EXERCISE INSTRUCTIONS ▸
Find every line in the records below that holds the word "this", and copy it out.

INPUT ▸
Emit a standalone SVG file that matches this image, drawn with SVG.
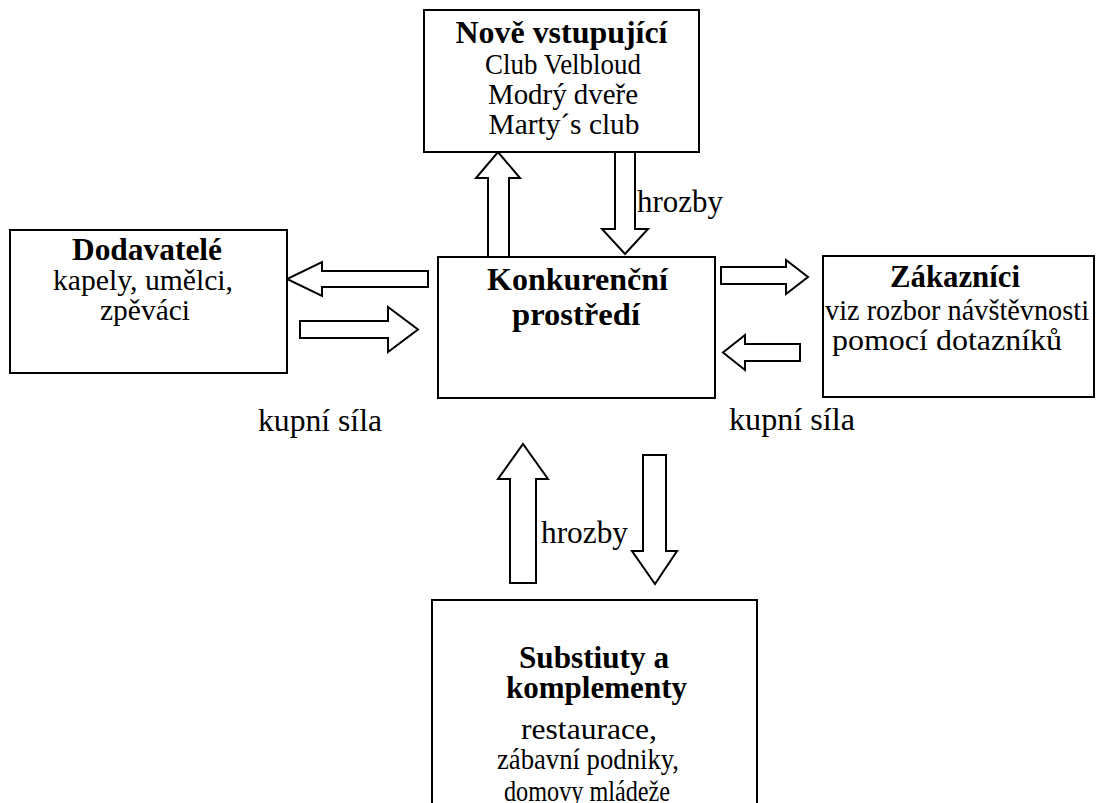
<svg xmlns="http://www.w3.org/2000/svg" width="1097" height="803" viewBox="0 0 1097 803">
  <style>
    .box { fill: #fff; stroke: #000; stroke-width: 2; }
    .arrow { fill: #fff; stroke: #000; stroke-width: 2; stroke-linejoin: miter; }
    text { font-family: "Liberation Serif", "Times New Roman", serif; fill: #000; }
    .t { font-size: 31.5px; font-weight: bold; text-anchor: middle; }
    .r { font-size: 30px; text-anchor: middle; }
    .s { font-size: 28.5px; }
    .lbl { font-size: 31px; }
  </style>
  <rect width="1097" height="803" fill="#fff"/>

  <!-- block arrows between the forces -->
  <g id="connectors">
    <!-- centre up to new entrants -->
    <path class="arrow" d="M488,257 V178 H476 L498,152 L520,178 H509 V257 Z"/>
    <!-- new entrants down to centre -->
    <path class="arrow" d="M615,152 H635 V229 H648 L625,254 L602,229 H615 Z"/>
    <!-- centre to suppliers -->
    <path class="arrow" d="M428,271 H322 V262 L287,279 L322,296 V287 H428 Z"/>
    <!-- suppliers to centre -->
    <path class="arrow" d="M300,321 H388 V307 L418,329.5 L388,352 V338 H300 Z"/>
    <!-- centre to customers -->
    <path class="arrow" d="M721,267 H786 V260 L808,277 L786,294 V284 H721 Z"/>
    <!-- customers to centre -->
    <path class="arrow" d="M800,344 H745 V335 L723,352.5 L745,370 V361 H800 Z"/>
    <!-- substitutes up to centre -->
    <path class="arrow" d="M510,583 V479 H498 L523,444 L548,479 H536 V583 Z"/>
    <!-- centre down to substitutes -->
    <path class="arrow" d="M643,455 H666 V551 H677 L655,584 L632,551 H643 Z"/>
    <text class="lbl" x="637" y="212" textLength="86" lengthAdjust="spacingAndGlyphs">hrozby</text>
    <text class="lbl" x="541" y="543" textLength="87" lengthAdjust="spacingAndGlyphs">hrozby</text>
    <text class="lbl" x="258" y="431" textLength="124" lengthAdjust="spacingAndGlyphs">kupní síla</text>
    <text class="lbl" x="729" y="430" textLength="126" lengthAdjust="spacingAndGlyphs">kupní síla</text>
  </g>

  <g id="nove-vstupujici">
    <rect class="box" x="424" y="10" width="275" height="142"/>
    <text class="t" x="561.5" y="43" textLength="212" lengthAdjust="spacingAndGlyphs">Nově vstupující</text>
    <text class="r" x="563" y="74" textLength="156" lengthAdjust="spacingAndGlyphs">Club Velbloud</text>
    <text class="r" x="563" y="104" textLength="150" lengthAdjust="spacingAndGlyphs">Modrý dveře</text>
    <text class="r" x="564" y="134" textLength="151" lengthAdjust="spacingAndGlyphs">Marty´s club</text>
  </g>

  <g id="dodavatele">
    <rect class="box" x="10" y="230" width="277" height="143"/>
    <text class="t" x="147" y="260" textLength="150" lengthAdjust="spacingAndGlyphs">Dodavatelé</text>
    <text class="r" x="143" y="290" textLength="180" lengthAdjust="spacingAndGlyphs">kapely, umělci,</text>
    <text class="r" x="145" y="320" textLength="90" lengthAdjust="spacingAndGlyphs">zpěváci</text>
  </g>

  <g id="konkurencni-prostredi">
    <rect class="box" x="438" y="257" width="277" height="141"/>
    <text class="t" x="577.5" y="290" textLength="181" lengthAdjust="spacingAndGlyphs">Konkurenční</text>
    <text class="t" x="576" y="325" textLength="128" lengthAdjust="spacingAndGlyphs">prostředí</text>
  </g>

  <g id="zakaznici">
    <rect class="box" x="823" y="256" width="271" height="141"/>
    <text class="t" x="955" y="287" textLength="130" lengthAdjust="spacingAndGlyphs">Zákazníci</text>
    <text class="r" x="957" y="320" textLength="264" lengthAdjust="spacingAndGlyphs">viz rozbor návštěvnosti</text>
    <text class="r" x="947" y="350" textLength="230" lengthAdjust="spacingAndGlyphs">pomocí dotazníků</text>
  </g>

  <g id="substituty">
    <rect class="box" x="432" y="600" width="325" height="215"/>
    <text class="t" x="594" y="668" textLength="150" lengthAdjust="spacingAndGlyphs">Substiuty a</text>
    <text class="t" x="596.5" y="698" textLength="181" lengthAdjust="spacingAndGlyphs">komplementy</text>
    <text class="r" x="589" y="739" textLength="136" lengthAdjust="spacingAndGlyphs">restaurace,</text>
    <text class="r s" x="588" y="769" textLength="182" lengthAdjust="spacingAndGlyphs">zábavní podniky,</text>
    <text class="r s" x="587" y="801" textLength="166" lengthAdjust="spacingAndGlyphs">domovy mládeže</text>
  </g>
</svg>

* * *

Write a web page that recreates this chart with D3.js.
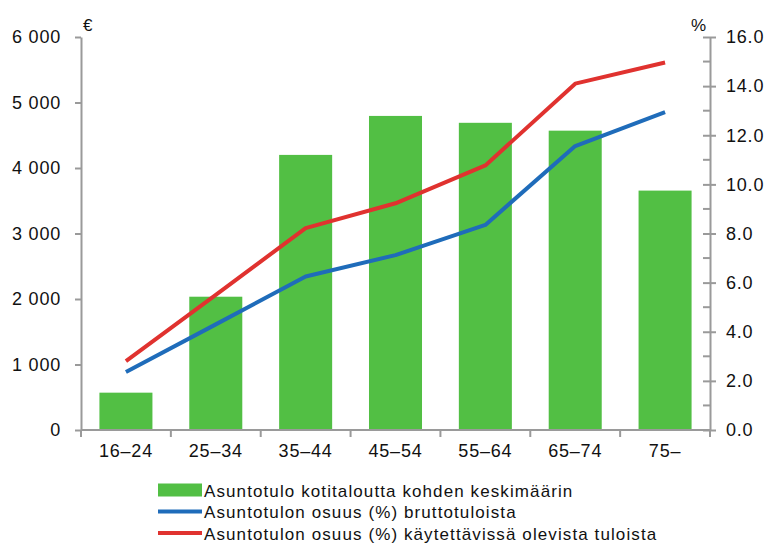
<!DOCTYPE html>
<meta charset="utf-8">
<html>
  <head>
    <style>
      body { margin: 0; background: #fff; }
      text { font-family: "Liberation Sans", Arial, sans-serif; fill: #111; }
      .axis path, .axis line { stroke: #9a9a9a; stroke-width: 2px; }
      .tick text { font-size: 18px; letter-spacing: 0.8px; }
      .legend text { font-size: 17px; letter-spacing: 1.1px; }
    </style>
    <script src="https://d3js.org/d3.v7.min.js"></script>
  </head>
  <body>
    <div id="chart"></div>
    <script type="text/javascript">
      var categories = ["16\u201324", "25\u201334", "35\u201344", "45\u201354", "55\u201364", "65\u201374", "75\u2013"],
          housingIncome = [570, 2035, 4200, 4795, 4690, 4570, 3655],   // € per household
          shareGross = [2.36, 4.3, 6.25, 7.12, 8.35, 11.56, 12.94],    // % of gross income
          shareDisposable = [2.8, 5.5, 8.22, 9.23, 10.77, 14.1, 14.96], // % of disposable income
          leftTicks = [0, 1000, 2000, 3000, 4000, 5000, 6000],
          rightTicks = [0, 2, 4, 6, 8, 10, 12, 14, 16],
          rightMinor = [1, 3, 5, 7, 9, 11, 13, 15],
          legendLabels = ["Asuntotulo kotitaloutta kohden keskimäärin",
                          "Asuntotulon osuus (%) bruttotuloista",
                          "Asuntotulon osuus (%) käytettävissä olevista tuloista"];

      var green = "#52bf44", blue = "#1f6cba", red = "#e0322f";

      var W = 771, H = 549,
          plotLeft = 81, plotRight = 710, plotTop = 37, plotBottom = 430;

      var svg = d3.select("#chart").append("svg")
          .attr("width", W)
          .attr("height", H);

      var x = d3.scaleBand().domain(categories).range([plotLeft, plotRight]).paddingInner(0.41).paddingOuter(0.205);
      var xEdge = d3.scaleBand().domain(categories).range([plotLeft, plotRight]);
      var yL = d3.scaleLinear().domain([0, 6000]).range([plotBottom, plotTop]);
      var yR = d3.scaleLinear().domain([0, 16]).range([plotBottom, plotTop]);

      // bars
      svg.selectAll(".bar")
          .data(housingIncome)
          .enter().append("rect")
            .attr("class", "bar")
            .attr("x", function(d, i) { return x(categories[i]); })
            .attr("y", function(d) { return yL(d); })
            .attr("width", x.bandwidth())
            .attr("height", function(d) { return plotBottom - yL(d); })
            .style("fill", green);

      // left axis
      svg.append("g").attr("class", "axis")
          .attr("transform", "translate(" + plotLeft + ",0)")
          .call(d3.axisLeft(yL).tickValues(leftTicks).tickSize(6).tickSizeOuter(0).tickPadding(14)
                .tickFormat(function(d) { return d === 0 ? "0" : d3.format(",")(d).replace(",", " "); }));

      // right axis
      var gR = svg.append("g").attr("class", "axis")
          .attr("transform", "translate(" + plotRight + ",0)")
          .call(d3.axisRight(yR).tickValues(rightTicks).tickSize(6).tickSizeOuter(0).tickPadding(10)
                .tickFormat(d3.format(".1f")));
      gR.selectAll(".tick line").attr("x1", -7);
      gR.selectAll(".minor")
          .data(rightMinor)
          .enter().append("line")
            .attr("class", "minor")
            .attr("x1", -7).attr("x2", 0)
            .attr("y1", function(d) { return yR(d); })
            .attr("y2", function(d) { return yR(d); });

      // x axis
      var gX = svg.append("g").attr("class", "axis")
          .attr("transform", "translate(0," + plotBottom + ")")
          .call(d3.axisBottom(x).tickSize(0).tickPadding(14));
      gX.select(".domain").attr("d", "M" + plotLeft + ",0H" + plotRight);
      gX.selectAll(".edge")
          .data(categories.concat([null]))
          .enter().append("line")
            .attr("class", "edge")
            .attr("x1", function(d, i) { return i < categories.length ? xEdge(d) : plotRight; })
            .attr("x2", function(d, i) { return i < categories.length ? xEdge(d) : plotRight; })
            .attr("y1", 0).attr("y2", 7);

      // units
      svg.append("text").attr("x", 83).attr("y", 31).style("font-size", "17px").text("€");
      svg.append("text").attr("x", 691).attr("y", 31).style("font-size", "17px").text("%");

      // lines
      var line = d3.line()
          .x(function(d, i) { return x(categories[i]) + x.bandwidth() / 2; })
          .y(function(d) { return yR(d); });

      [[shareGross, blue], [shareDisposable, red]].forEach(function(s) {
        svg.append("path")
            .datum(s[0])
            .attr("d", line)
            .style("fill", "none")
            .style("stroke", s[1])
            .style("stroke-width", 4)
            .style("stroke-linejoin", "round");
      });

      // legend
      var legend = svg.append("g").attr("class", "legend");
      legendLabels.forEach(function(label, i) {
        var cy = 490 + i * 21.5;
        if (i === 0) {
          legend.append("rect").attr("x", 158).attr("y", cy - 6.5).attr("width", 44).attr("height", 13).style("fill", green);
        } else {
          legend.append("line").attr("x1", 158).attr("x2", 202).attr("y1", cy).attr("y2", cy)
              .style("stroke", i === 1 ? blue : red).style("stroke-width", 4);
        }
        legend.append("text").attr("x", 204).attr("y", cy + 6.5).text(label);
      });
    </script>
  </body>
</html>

WRITTEN SOLUTION ▸
Emit a standalone SVG file that matches this image, drawn with SVG.
Write a web page that recreates this chart with D3.js.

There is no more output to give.